Tips for photographers working in the commercial world on how to present your work and create a portfolio.
A photographer’s portfolio has always been their most important selling tool. It has also been the subject of many questions and misconceptions. As a consultant for the past 20 years, I have worked side by side with hundreds of clients as we crafted their portfolios. In the beginning of our relationship, I continually hear similar questions, What do I put in? How many pieces should I include? Is this image too old? I don’t want to shoot this, but do I need to show it anyway? What if I like it and no one else does? What type of format should I use.
Photographers have lots of questions about the specifics of a portfolio and often in the quest for answers, they lose sight of the three main messages that every portfolio that sells, truly delivers:
What the photographer does, how they do it, and why a potential client should trust them to deliver their message.
Does that mean that creating a portfolio that sells is a simple task? Absolutely not. Much thought, time and effort are needed. You must learn how clients buy talent, and understand that today’s buyers have many assignment and non assignment (stock and royalty free images) choices when looking to purchase photography. In addition, it is important for you to be aware of the impact that these choices have on a buyers desire to get a clear, specific and focused message from each book they see. The message that YOU are looking to clearly communicate is: your subject expertise, your specific vision and your experience. In short your book needs to deliver your visual value. I call a portfolio that has been crafted from vision out, a pro active book. In a pro active book it is your talent that drives the vehicle.
Most often, photographers develop books by reacting to their viewers comments. Each comment made, sends the photographer scurrying back to their studio where new image generation or editing, based on the comments from the last viewer, begins. Clearly this method of portfolio development is backward and most often unsuccessful. It leaves photographers with more questions than answers and drives many to the point of despair.
Happily, successful talent are learning that relying on the opinions of others doesn’t fill their souls or their pockets. Does that mean that opinions should not be listened to? No. Listening is fine, however you must choose your own direction. You must accept the responsibility for your own choices, and the visual direction of your portfolio is one of the hugest choices you need to make.
Today, many photographers can create a portfolio that is a good example of their work, but still not develop a book that sells.
Often photographer’s have said, “If another person tells me that they like my work but they don’t know how to use it, I will scream.”
Equally frustrating for talent is the response, “This is good work, I’ve seen it before, but what do you, really want to do?” Are clients trying to be difficult? Are they just contrary by nature? Obviously not. What they are saying is, “Show me something different and unique, but make sure I can use it.” They are in essence giving you permission to explore, to experiment, to develop your “visual integrity” and to market it, while they are asking you to know what a commercially viable product is.
It is this marriage between art and commerce that your book must speak to. This is what a proactive book accomplishes.
Today’s market requires photographers create this type of portfolio.

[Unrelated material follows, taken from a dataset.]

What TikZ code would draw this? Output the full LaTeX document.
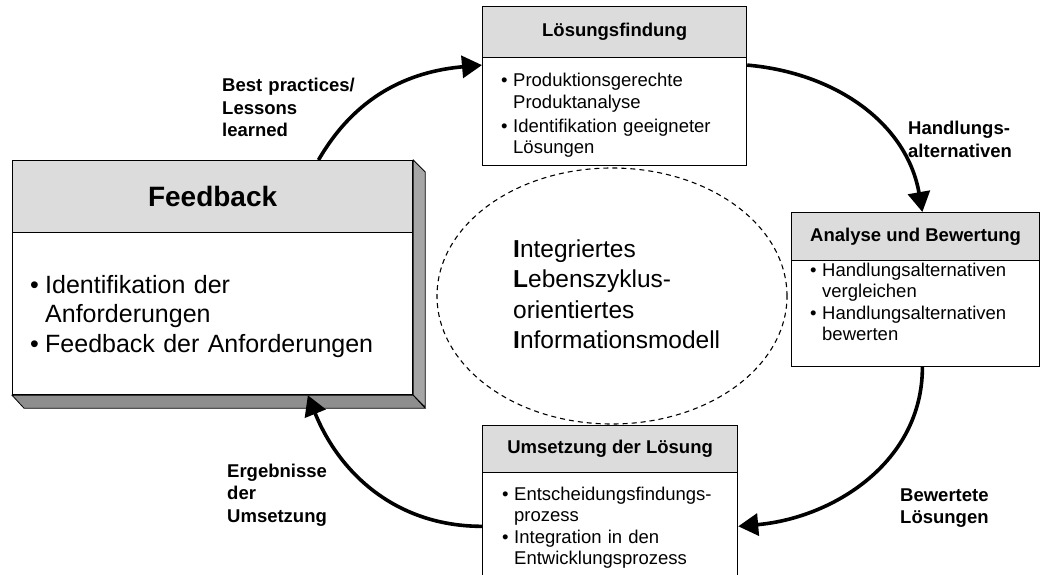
\documentclass[tikz,border=0pt]{standalone}
\usepackage{fontspec}
\setmainfont{Liberation Sans}
\usepackage{tikz}
\usetikzlibrary{shapes}
\usetikzlibrary{positioning}
\usetikzlibrary{arrows.meta}

\definecolor{headgray}{HTML}{DCDCDC}
\definecolor{sidegray}{HTML}{A6A6A6}
\definecolor{basegray}{HTML}{8E8E8E}

% bullet item with hanging indent, optional indent width
\newcommand{\bul}[2][12pt]{\hangindent=#1\hangafter=1\noindent\makebox[#1][l]{\textbullet}#2\par}

\begin{document}
\begin{tikzpicture}[x=1pt, y=1pt,
    panel/.style={draw, fill=white, line width=1.2pt, anchor=north west, inner sep=0pt},
    headbar/.style={draw, fill=headgray, line width=1.2pt, anchor=north west, inner sep=0pt,
        font=\bfseries\fontsize{18.5}{22}\selectfont},
    bodytext/.style={anchor=base west, inner sep=0pt, text width=240pt,
        font=\fontsize{18.5}{21.5}\selectfont},
    steplabel/.style={anchor=base west, inner sep=0pt, text width=170pt,
        font=\bfseries\fontsize{18.5}{22.5}\selectfont},
    flow/.style={-{Triangle[length=20pt, width=22pt]}, line width=3.6pt}]
    \useasboundingbox (0,0) rectangle (1041,-575);

    % centre: information model
    \node[draw, dashed, dash pattern=on 5pt off 4pt, line width=1.1pt, ellipse,
        minimum width=350pt, minimum height=256pt] (ilim) at (612,-296) {};
    \node[anchor=base west, inner sep=0pt, text width=240pt,
        font=\fontsize{24.5}{30.5}\selectfont] (ilimtext) at (513,-257)
        {\textbf{I}ntegriertes\newline \textbf{L}ebenszyklus-\newline orientiertes\newline \textbf{I}nformationsmodell};

    % feedback box with bevelled shadow
    \node[panel, minimum width=400pt, minimum height=234pt] (fb) at (12,-160) {};
    \filldraw[fill=sidegray, line width=0.8pt] (fb.north east) -- ++(12,-12) -- ++(0,-235) -- (fb.south east) -- cycle;
    \filldraw[fill=basegray, line width=0.8pt] (fb.south west) -- ++(12,-13) -- ([shift={(12,-13)}]fb.south east) -- (fb.south east) -- cycle;
    \node[panel, minimum width=400pt, minimum height=234pt] at (fb.north west) {};
    \node[headbar, minimum width=400pt, minimum height=72pt,
        font=\bfseries\fontsize{28}{32}\selectfont] (fbhead) at (fb.north west) {Feedback};
    \node[bodytext, text width=380pt, font=\fontsize{25}{29.5}\selectfont] (fbbody) at (30,-293)
        {\bul[15pt]{Identifikation der\newline Anforderungen}\bul[15pt]{Feedback der Anforderungen}};

    % Loesungsfindung
    \node[panel, minimum width=264pt, minimum height=159pt] (loes) at (482,-6) {};
    \node[headbar, minimum width=264pt, minimum height=51pt] (loeshead) at (loes.north west) {Lösungsfindung};
    \node[bodytext] (loesbody) at (501,-87)
        {\bul{Produktionsgerechte\newline Produktanalyse}\vspace{2.5pt}\bul{Identifikation geeigneter\newline Lösungen}};

    % Analyse und Bewertung
    \node[panel, minimum width=248pt, minimum height=154pt] (ana) at (791,-212) {};
    \node[headbar, minimum width=248pt, minimum height=48pt] (anahead) at (ana.north west) {Analyse und Bewertung};
    \node[bodytext] (anabody) at (810,-276)
        {\bul{Handlungsalternativen\newline vergleichen}\bul{Handlungsalternativen\newline bewerten}};

    % Umsetzung der Loesung
    \node[panel, minimum width=255pt, minimum height=170pt] (ums) at (482,-425) {};
    \node[headbar, minimum width=255pt, minimum height=47pt] (umshead) at (ums.north west) {Umsetzung der Lösung};
    \node[bodytext] (umsbody) at (502,-500)
        {\bul{Entscheidungsfindungs-\newline prozess}\bul{Integration in den\newline Entwicklungsprozess}};

    % cycle
    \draw[flow] (fb.48) to[out=60, in=185] (loes.171);
    \draw[flow] (loes.9) to[out=-5, in=100] (ana.85);
    \draw[flow] (ana.-85) to[out=-90, in=5] (ums.-7);
    \draw[flow] (ums.187) to[out=180, in=-68] (fb.-51);

    \node[steplabel] (lblbest) at (222,-92) {Best practices/\newline Lessons\newline learned};
    \node[steplabel] (lblhandl) at (908,-135) {Handlungs-\newline alternativen};
    \node[steplabel] (lblbew) at (900,-501) {Bewertete\newline Lösungen};
    \node[steplabel] (lblerg) at (227,-477) {Ergebnisse\newline der\newline Umsetzung};
\end{tikzpicture}
\end{document}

Buyers are no longer looking just for technical ability. They are searching each portfolio they view, looking for visual value. It is not unusual for a client to need one specific look for the project in front of them. It is also a common practice for them to call in 50 portfolios in order to select the perfect one. As today’s clients are more likely to be less relationship oriented and more project oriented, your portfolio is more important to them than ever before, as it’s not a relationship they are reinvesting in, it is a vision they are buying.

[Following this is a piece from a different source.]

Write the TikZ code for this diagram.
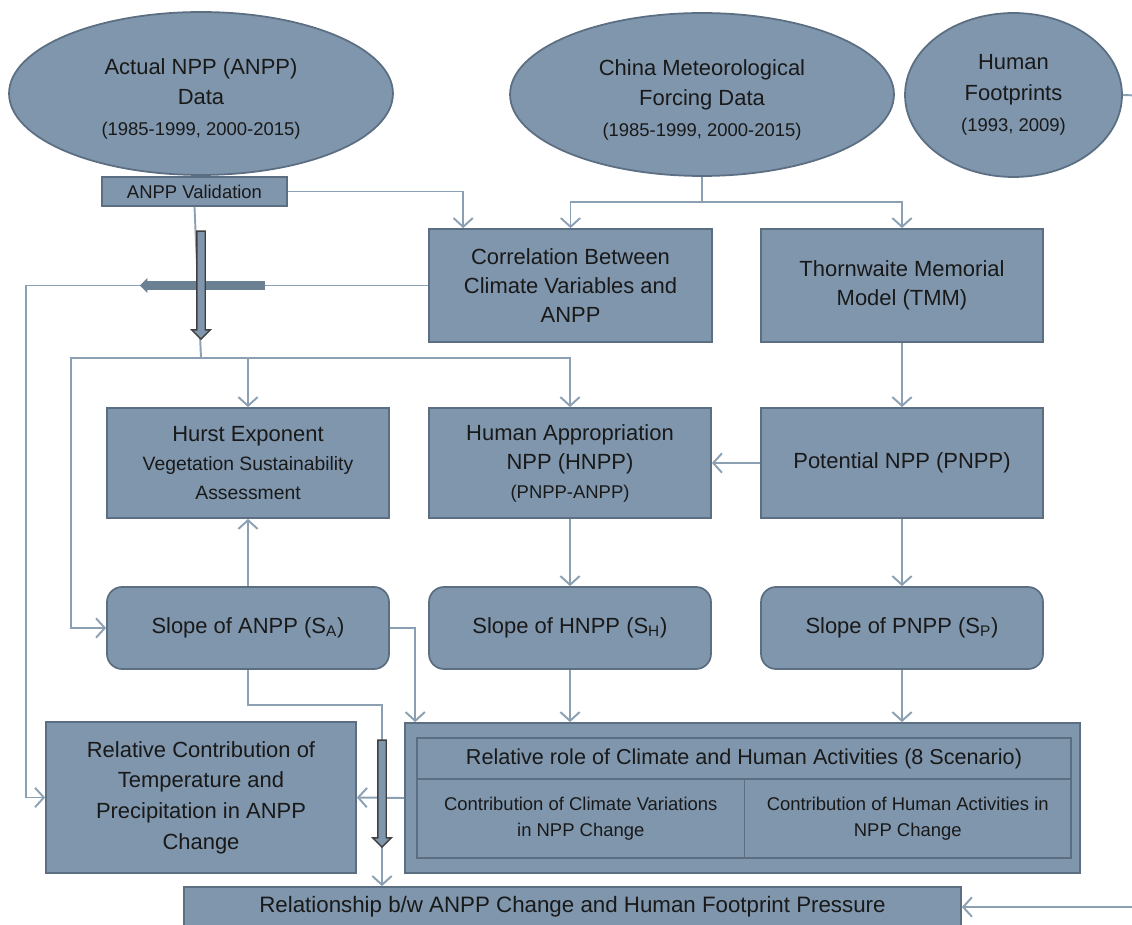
\documentclass[tikz,border=0pt]{standalone}
\usepackage{fontspec}
\setmainfont{Liberation Sans}
\usetikzlibrary{shapes.geometric}
\usetikzlibrary{shapes.arrows}
\usetikzlibrary{arrows.meta}
\definecolor{relleno}{RGB}{127,150,173}
\definecolor{borde}{RGB}{92,110,130}
\definecolor{trazo}{RGB}{140,160,180}
\newcommand{\tam}[2]{\fontsize{#1}{#2}\selectfont}

\begin{document}
\begin{tikzpicture}[x=0.02cm, y=-0.02cm]
      % Definimos algunos estilos
      \tikzstyle{caja}=[
        draw=borde,
        fill=relleno,
        line width=1pt,
        align=center,
        inner sep=1pt,
        text=black!90,
        font=\tam{12.5}{16.5}
      ]
      % datos de entrada
      \tikzstyle{elipse}=[caja, ellipse, font=\tam{12.5}{17.5}]
      % cajas de pendiente (esquinas redondeadas)
      \tikzstyle{pendiente}=[caja, rounded corners=0.3cm]
      % conectores finos
      \tikzstyle{conector}=[draw=trazo, line width=1.1pt]
      \tikzstyle{flecha}=[conector, -{Straight Barb[length=5pt, width=11pt]}]
      % flechas gruesas de bloque
      \tikzstyle{bloque}=[
        single arrow,
        draw=black!75,
        fill=relleno,
        line width=0.8pt,
        minimum width=0.3cm,
        single arrow head extend=0.1cm,
        inner sep=0.07cm
      ]

      \useasboundingbox (0,0) rectangle (1132,925);
      \clip (0,0) rectangle (1132,925);

      % fila de datos
      \node[elipse, minimum width=7.68cm, minimum height=3.26cm] (anpp) at (201,93.5)
        {\rule{0pt}{15pt}Actual NPP (ANPP)\\Data\\{\tam{10.5}{14}(1985-1999, 2000-2015)}};
      \node[caja, minimum width=3.7cm, minimum height=0.58cm, font=\tam{10.5}{12}] (valid) at (194.5,191.5) {ANPP Validation};
      \node[elipse, minimum width=7.68cm, minimum height=3.26cm] (china) at (702,94.5)
        {\rule{0pt}{15pt}China Meteorological\\Forcing Data\\{\tam{10.5}{14}(1985-1999, 2000-2015)}};
      \node[elipse, minimum width=4.34cm, minimum height=3.28cm] (human) at (1013.5,95)
        {Human\\Footprints\\{\tam{10.5}{14}(1993, 2009)}};

      % segunda fila
      \node[caja, minimum width=5.66cm, minimum height=2.26cm] (correl) at (570.5,285.5)
        {Correlation Between\\Climate Variables and\\ANPP};
      \node[caja, minimum width=5.64cm, minimum height=2.26cm] (tmm) at (902,285.5)
        {Thornwaite Memorial\\Model (TMM)};

      % tercera fila
      \node[caja, minimum width=5.64cm, minimum height=2.2cm] (hurst) at (248,463)
        {Hurst Exponent\\{\tam{11}{14}Vegetation Sustainability}\\{\tam{11}{14}Assessment}};
      \node[caja, minimum width=5.64cm, minimum height=2.2cm] (hnpp) at (570,463)
        {Human Appropriation\\NPP (HNPP)\\{\tam{10.5}{15}(PNPP-ANPP)}};
      \node[caja, minimum width=5.64cm, minimum height=2.2cm] (pnpp) at (902,463) {Potential NPP (PNPP)};

      % pendientes
      \node[pendiente, minimum width=5.64cm, minimum height=1.64cm] (slopeA) at (248,628) {Slope of ANPP (S\textsubscript{A})};
      \node[pendiente, minimum width=5.64cm, minimum height=1.64cm] (slopeH) at (570,628) {Slope of HNPP (S\textsubscript{H})};
      \node[pendiente, minimum width=5.64cm, minimum height=1.64cm] (slopeP) at (902,628) {Slope of PNPP (S\textsubscript{P})};

      % contribuciones
      \node[caja, minimum width=6.2cm, minimum height=3.02cm, font=\tam{12.5}{17.5}] (relcont) at (201,797.5)
        {Relative Contribution of\\Temperature and\\Precipitation in ANPP\\Change};
      \node[caja, minimum width=13.5cm, minimum height=3.0cm] (rol) at (742.5,798) {};
      \node[caja, minimum width=13.08cm, minimum height=0.82cm, font=\tam{12.3}{14}] (cabecera) at (744,758.5)
        {Relative role of Climate and Human Activities (8 Scenario)};
      \node[caja, minimum width=6.55cm, minimum height=1.58cm, font=\tam{10.5}{15}] (celdaC) at (580.75,818.5)
        {Contribution of Climate Variations\\in NPP Change};
      \node[caja, minimum width=6.53cm, minimum height=1.58cm, font=\tam{10.5}{15}] (celdaH) at (907.75,818.5)
        {Contribution of Human Activities in\\NPP Change};

      % relacion final
      \node[caja, minimum width=15.54cm, minimum height=0.8cm, font=\tam{12.7}{15}] (relac) at (572.5,907)
        {Relationship b/w ANPP Change and Human Footprint Pressure};

      % puntos de quiebre
      \coordinate (bif) at (702,202);
      \coordinate (izq) at (26,285.5);
      \coordinate (nudo) at (201,358);
      \coordinate (nudoizq) at (71,358);
      \coordinate (codo) at (382,705);
      \coordinate (derA) at (1150,96);
      \coordinate (derB) at (1150,907);

      % validacion -> correlacion
      \draw[flecha] (valid.east) -| ([xshift=0.7cm]correl.north west);
      % datos climaticos
      \draw[conector] (china.south) -- (bif);
      \draw[flecha] (bif) -| (correl.north);
      \draw[flecha] (bif) -| (tmm.north);
      % correlacion -> contribucion relativa
      \draw[flecha] (correl.west) -- (izq) |- (relcont.west);
      % ANPP validado
      \draw[conector] (valid.south) -- (nudo);
      \draw[flecha] (nudo) -| (hurst.north);
      \draw[flecha] (nudo) -| (hnpp.north);
      \draw[flecha] (nudo) -- (nudoizq) |- (slopeA.west);
      % modelo TMM
      \draw[flecha] (tmm.south) -- (pnpp.north);
      \draw[flecha] (pnpp.west) -- (hnpp.east);
      \draw[flecha] (hnpp.south) -- (slopeH.north);
      \draw[flecha] (pnpp.south) -- (slopeP.north);
      \draw[flecha] (slopeA.north) -- (hurst.south);
      % pendientes -> rol relativo
      \draw[flecha] (slopeA.east) -| ([xshift=0.22cm]rol.north west);
      \draw[flecha] (slopeH.south) -- (slopeH.south |- rol.north);
      \draw[flecha] (slopeP.south) -- (slopeP.south |- rol.north);
      \draw[flecha] (slopeA.south) |- (codo) -- (codo |- relac.north);
      \draw[flecha] (rol.west) -- (relcont.east);
      % huella humana
      \draw[flecha] (human.east) -- (derA) -- (derB) -- (relac.east);

      % flechas gruesas
      \node[bloque, draw=none, fill=relleno!85!black, inner sep=0.06cm, single arrow head extend=0.05cm,
            minimum height=2.5cm, rotate=180] (gruesaH) at (204.5,285.5) {};
      \node[bloque, minimum height=2.16cm, rotate=-90] (gruesaV) at (201,283) {};
      \node[bloque, minimum height=2.14cm, rotate=-90] (gruesaB) at (382,791.5) {};
\end{tikzpicture}
\end{document}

Clearly, developing your vision is your first step, but you need to take it further. It is important that your vision have two or three different aplications. You need to offer clients more than one opportunity to hire you. While this may sound like a contradiction, it is not. Think of going to a restaurant. Today, each restaurant of merit has usually defined a cuisine that it offers. Whether ethnic or not, there is indeed a type of food that they serve. Within their menu there are many choices of food, all of which fit into the category and position that they have chosen for their establishment. You choose your restaurant based on their type of cuisine and your immediate needs (similar to those buying photography today!) Publications are another example of this style of thinking. Years ago, magazines contained information that was geared more toward the general public. Now there are hundreds of publications, each directed toward a specific interest group or area of our population. Within each publication there are a variety of stories and topics that might be of interest to the reader. It is this thinking that you must apply to your portfolio. What will be your visual positioning and what variety of examples throughout the vision will you offer?

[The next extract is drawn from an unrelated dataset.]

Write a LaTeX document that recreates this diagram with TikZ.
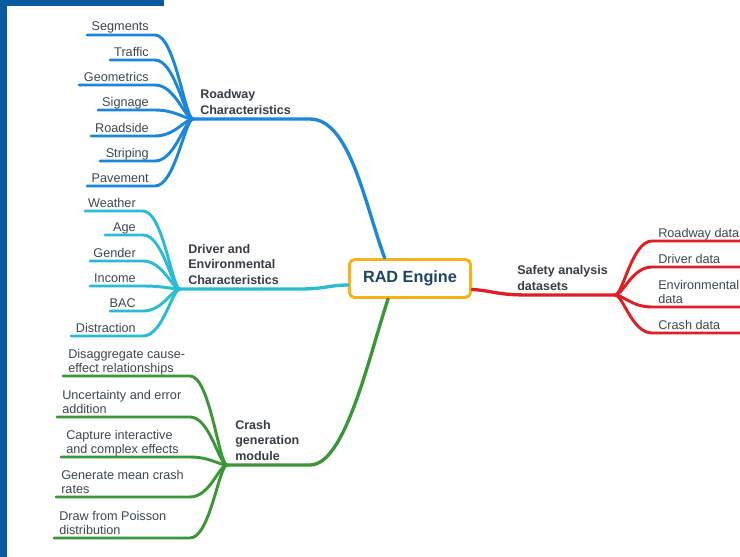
\documentclass[tikz,border=0pt]{standalone}
\usepackage{fontspec}
\setmainfont{Liberation Sans}
\usepackage{tikz}
\usetikzlibrary{calc}
\definecolor{barc}{RGB}{10,90,160}
\definecolor{blu}{RGB}{26,135,220}
\definecolor{cyn}{RGB}{41,188,213}
\definecolor{grn}{RGB}{59,150,55}
\definecolor{rd}{RGB}{224,30,37}
\definecolor{orng}{RGB}{247,178,27}
\definecolor{ink}{RGB}{61,72,82}
\definecolor{headc}{RGB}{55,62,70}
\definecolor{radc}{RGB}{31,70,96}

\begin{document}
\begin{tikzpicture}[x=0.75pt,y=-0.75pt,
		lw/.style={line width=2.2pt,line cap=round},
		mb/.style={line width=2.5pt,line cap=round},
		lf/.style={inner sep=0,text=ink,font=\fontsize{9.5}{10.5}\selectfont,align=left,execute at end node=\strut},
		hd/.style={inner sep=0,text=headc,font=\bfseries\fontsize{9.4}{11.5}\selectfont,align=left,anchor=south west,execute at end node=\strut}]
		\useasboundingbox[fill=white] (0,0) rectangle (740,557);
		\fill[barc] (0,0) rectangle (7,557);
		\fill[barc] (0,0) rectangle (164,6);

		\node[draw=orng,line width=2.2pt,rounded corners=4pt,fill=white,minimum width=91pt,minimum height=28.5pt,text=radc,font=\bfseries\fontsize{12.2}{14}\selectfont] (rad) at (410,278.5) {RAD Engine};

		\coordinate (hubR) at (193,119);
		\coordinate (hubD) at (180,289);
		\coordinate (hubC) at (227,465);
		\coordinate (hubS) at (615,295);
		\coordinate (rx) at (155,0);
		\coordinate (dx) at (143,0);
		\coordinate (cx) at (190,0);
		\coordinate (sx) at (652,0);

		\draw[mb,blu] (hubR) -- (310,119) .. controls (350,119) and (365,205) .. (rad.141);
		\draw[mb,cyn] (hubD) -- (300,289) .. controls (325,289) and (330,285) .. (rad.186);
		\draw[mb,grn] (hubC) -- (310,465) .. controls (345,465) and (368,360) .. (rad.223);
		\draw[mb,rd] (rad.350) .. controls (495,291) and (495,295) .. (530,295) -- (hubS);

		\node[hd] (hR) at (200,119) {Roadway\\Characteristics};
		\node[hd] (hD) at (188,289) {Driver and\\Environmental\\Characteristics};
		\node[hd] (hC) at (235,465) {Crash\\generation\\module};
		\node[hd] (hS) at (517,295) {Safety analysis\\datasets};

		\coordinate (seg) at (87,35);
		\coordinate (trf) at (110,60);
		\coordinate (geo) at (79,85);
		\coordinate (sgn) at (98,110);
		\coordinate (rds) at (91,136);
		\coordinate (str) at (100,161);
		\coordinate (pav) at (87,186);
		\node[lf,anchor=south east] (seg-t) at (149,35) {Segments};
		\node[lf,anchor=south east] (trf-t) at (149,60.5) {Traffic};
		\node[lf,anchor=south east] (geo-t) at (149,85.5) {Geometrics};
		\node[lf,anchor=south east] (sgn-t) at (149,110.5) {Signage};
		\node[lf,anchor=south east] (rds-t) at (149,136.5) {Roadside};
		\node[lf,anchor=south east] (str-t) at (149,161.5) {Striping};
		\node[lf,anchor=south east] (pav-t) at (149,186.5) {Pavement};
		\draw[lw,blu] (seg) -- (seg -| rx) .. controls +(20,0) and +(-8,0) .. (hubR);
		\draw[lw,blu] (trf) -- (trf -| rx) .. controls +(20,0) and +(-8,0) .. (hubR);
		\draw[lw,blu] (geo) -- (geo -| rx) .. controls +(20,0) and +(-8,0) .. (hubR);
		\draw[lw,blu] (sgn) -- (sgn -| rx) .. controls +(20,0) and +(-8,0) .. (hubR);
		\draw[lw,blu] (rds) -- (rds -| rx) .. controls +(20,0) and +(-8,0) .. (hubR);
		\draw[lw,blu] (str) -- (str -| rx) .. controls +(20,0) and +(-8,0) .. (hubR);
		\draw[lw,blu] (pav) -- (pav -| rx) .. controls +(20,0) and +(-8,0) .. (hubR);

		\coordinate (wth) at (85,211);
		\coordinate (age) at (105,235);
		\coordinate (gnd) at (90,261);
		\coordinate (inc) at (90,286);
		\coordinate (bac) at (110,311);
		\coordinate (dst) at (71,336);
		\node[lf,anchor=south east] (wth-t) at (136,211.5) {Weather};
		\node[lf,anchor=south east] (age-t) at (136,235.5) {Age};
		\node[lf,anchor=south east] (gnd-t) at (136,261.5) {Gender};
		\node[lf,anchor=south east] (inc-t) at (136,286.5) {Income};
		\node[lf,anchor=south east] (bac-t) at (136,311.5) {BAC};
		\node[lf,anchor=south east] (dst-t) at (136,336.5) {Distraction};
		\draw[lw,cyn] (wth) -- (wth -| dx) .. controls +(20,0) and +(-8,0) .. (hubD);
		\draw[lw,cyn] (age) -- (age -| dx) .. controls +(20,0) and +(-8,0) .. (hubD);
		\draw[lw,cyn] (gnd) -- (gnd -| dx) .. controls +(20,0) and +(-8,0) .. (hubD);
		\draw[lw,cyn] (inc) -- (inc -| dx) .. controls +(20,0) and +(-8,0) .. (hubD);
		\draw[lw,cyn] (bac) -- (bac -| dx) .. controls +(20,0) and +(-8,0) .. (hubD);
		\draw[lw,cyn] (dst) -- (dst -| dx) .. controls +(20,0) and +(-8,0) .. (hubD);

		\coordinate (dis) at (63,376);
		\coordinate (unc) at (57,417);
		\coordinate (cap) at (61,457);
		\coordinate (gen) at (56,497);
		\coordinate (drw) at (54,538);
		\node[lf,anchor=south west] (dis-t) at (68,376.5) {Disaggregate cause-\\effect relationships};
		\node[lf,anchor=south west] (unc-t) at (62,417.5) {Uncertainty and error\\addition};
		\node[lf,anchor=south west] (cap-t) at (66,457.5) {Capture interactive\\and complex effects};
		\node[lf,anchor=south west] (gen-t) at (61,497.5) {Generate mean crash\\rates};
		\node[lf,anchor=south west] (drw-t) at (59,538.5) {Draw from Poisson\\distribution};
		\draw[lw,grn] (dis) -- (dis -| cx) .. controls +(20,0) and +(-8,0) .. (hubC);
		\draw[lw,grn] (unc) -- (unc -| cx) .. controls +(20,0) and +(-8,0) .. (hubC);
		\draw[lw,grn] (cap) -- (cap -| cx) .. controls +(20,0) and +(-8,0) .. (hubC);
		\draw[lw,grn] (gen) -- (gen -| cx) .. controls +(20,0) and +(-8,0) .. (hubC);
		\draw[lw,grn] (drw) -- (drw -| cx) .. controls +(20,0) and +(-8,0) .. (hubC);

		\coordinate (rwy) at (740,241);
		\coordinate (drv) at (740,267);
		\coordinate (env) at (740,307);
		\coordinate (crs) at (740,333);
		\node[lf,anchor=south west] (rwy-t) at (658,241.5) {Roadway data};
		\node[lf,anchor=south west] (drv-t) at (658,267.5) {Driver data};
		\node[lf,anchor=south west] (env-t) at (658,307.5) {Environmental\\data};
		\node[lf,anchor=south west] (crs-t) at (658,333.5) {Crash data};
		\draw[lw,rd] (hubS) .. controls +(8,0) and +(-20,0) .. (rwy -| sx) -- (rwy);
		\draw[lw,rd] (hubS) .. controls +(8,0) and +(-20,0) .. (drv -| sx) -- (drv);
		\draw[lw,rd] (hubS) .. controls +(8,0) and +(-20,0) .. (env -| sx) -- (env);
		\draw[lw,rd] (hubS) .. controls +(8,0) and +(-20,0) .. (crs -| sx) -- (crs);
	\end{tikzpicture}
\end{document}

Once you have developed the images that tell your story, you must decide how to paginate and house them. Pagination is an art. One that every photographer can learn, and one that each creative must incorporate into their process. Many portfolios contain little thought in regards to the placement of images. This is truly unfortunate, as a book is much more successful when conscious thought is applied to the sequencing of imagery. You can build a viewers interest, or evoke an emotional reaction simply by paying attention to the order in which images are presented.
The last step in creating the physical book should be the housing of the images. Interestingly, I find that this is one of the first areas that many photographers want to discuss when they begin to build their books. They are more eager to choose formats, styles and colors for the portfolio, than they are to discuss and begin the hard work of defining their vision. This is one trap that you do not want to fall into. The outside of the book represents the inside. Not the other way around.